▸ Source data:

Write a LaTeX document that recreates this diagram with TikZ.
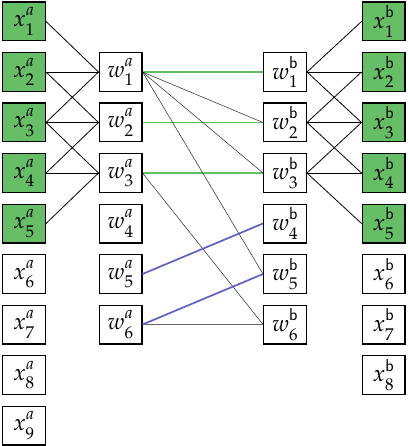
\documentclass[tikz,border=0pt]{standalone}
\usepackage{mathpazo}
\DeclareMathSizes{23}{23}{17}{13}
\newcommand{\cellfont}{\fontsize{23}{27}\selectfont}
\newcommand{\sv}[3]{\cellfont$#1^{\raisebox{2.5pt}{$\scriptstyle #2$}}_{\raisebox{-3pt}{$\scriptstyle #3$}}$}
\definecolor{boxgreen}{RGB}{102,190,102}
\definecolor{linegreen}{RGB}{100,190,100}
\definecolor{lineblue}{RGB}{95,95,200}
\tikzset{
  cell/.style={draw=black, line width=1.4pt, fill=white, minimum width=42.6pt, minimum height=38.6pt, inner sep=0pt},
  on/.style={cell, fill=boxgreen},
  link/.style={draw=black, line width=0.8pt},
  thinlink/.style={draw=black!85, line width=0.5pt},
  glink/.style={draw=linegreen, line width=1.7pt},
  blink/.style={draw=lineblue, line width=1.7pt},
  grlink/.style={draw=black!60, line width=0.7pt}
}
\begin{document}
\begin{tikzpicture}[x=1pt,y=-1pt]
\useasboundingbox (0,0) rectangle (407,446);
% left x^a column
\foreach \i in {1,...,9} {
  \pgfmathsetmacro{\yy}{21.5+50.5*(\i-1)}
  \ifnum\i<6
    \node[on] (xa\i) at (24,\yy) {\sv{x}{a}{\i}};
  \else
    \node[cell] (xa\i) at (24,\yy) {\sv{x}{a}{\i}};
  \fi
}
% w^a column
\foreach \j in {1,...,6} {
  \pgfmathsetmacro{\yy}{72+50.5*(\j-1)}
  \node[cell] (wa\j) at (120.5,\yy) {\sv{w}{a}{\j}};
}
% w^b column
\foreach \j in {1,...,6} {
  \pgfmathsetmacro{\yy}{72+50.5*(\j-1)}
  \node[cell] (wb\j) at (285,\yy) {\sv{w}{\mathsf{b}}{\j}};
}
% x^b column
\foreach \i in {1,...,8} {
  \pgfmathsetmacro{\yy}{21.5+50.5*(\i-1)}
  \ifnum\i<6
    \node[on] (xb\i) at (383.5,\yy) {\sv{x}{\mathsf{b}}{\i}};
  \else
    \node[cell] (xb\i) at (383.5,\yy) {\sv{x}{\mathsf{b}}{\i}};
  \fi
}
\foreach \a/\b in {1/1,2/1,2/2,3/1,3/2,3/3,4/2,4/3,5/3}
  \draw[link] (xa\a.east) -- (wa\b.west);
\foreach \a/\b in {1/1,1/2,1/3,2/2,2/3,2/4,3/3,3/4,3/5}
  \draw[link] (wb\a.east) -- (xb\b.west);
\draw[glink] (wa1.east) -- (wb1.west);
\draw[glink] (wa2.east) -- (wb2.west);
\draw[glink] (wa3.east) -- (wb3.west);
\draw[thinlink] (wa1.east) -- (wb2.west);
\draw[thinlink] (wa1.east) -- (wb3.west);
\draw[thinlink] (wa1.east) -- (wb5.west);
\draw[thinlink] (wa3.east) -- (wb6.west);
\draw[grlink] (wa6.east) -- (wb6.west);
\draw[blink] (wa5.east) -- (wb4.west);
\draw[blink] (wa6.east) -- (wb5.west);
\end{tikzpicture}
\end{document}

▸ Requirement: Transcribe the material exactly, and leave out whatever pictures it holds.

▸ Answer:
Write a LaTeX document that recreates this diagram with TikZ.
\documentclass[tikz,border=0pt]{standalone}
\usepackage{mathpazo}
\DeclareMathSizes{23}{23}{17}{13}
\newcommand{\cellfont}{\fontsize{23}{27}\selectfont}
\newcommand{\sv}[3]{\cellfont$#1^{\raisebox{2.5pt}{$\scriptstyle #2$}}_{\raisebox{-3pt}{$\scriptstyle #3$}}$}
\definecolor{boxgreen}{RGB}{102,190,102}
\definecolor{linegreen}{RGB}{100,190,100}
\definecolor{lineblue}{RGB}{95,95,200}
\tikzset{
  cell/.style={draw=black, line width=1.4pt, fill=white, minimum width=42.6pt, minimum height=38.6pt, inner sep=0pt},
  on/.style={cell, fill=boxgreen},
  link/.style={draw=black, line width=0.8pt},
  thinlink/.style={draw=black!85, line width=0.5pt},
  glink/.style={draw=linegreen, line width=1.7pt},
  blink/.style={draw=lineblue, line width=1.7pt},
  grlink/.style={draw=black!60, line width=0.7pt}
}
\begin{document}
\begin{tikzpicture}[x=1pt,y=-1pt]
\useasboundingbox (0,0) rectangle (407,446);
% left x^a column
\foreach \i in {1,...,9} {
  \pgfmathsetmacro{\yy}{21.5+50.5*(\i-1)}
  \ifnum\i<6
    \node[on] (xa\i) at (24,\yy) {\sv{x}{a}{\i}};
  \else
    \node[cell] (xa\i) at (24,\yy) {\sv{x}{a}{\i}};
  \fi
}
% w^a column
\foreach \j in {1,...,6} {
  \pgfmathsetmacro{\yy}{72+50.5*(\j-1)}
  \node[cell] (wa\j) at (120.5,\yy) {\sv{w}{a}{\j}};
}
% w^b column
\foreach \j in {1,...,6} {
  \pgfmathsetmacro{\yy}{72+50.5*(\j-1)}
  \node[cell] (wb\j) at (285,\yy) {\sv{w}{\mathsf{b}}{\j}};
}
% x^b column
\foreach \i in {1,...,8} {
  \pgfmathsetmacro{\yy}{21.5+50.5*(\i-1)}
  \ifnum\i<6
    \node[on] (xb\i) at (383.5,\yy) {\sv{x}{\mathsf{b}}{\i}};
  \else
    \node[cell] (xb\i) at (383.5,\yy) {\sv{x}{\mathsf{b}}{\i}};
  \fi
}
\foreach \a/\b in {1/1,2/1,2/2,3/1,3/2,3/3,4/2,4/3,5/3}
  \draw[link] (xa\a.east) -- (wa\b.west);
\foreach \a/\b in {1/1,1/2,1/3,2/2,2/3,2/4,3/3,3/4,3/5}
  \draw[link] (wb\a.east) -- (xb\b.west);
\draw[glink] (wa1.east) -- (wb1.west);
\draw[glink] (wa2.east) -- (wb2.west);
\draw[glink] (wa3.east) -- (wb3.west);
\draw[thinlink] (wa1.east) -- (wb2.west);
\draw[thinlink] (wa1.east) -- (wb3.west);
\draw[thinlink] (wa1.east) -- (wb5.west);
\draw[thinlink] (wa3.east) -- (wb6.west);
\draw[grlink] (wa6.east) -- (wb6.west);
\draw[blink] (wa5.east) -- (wb4.west);
\draw[blink] (wa6.east) -- (wb5.west);
\end{tikzpicture}
\end{document}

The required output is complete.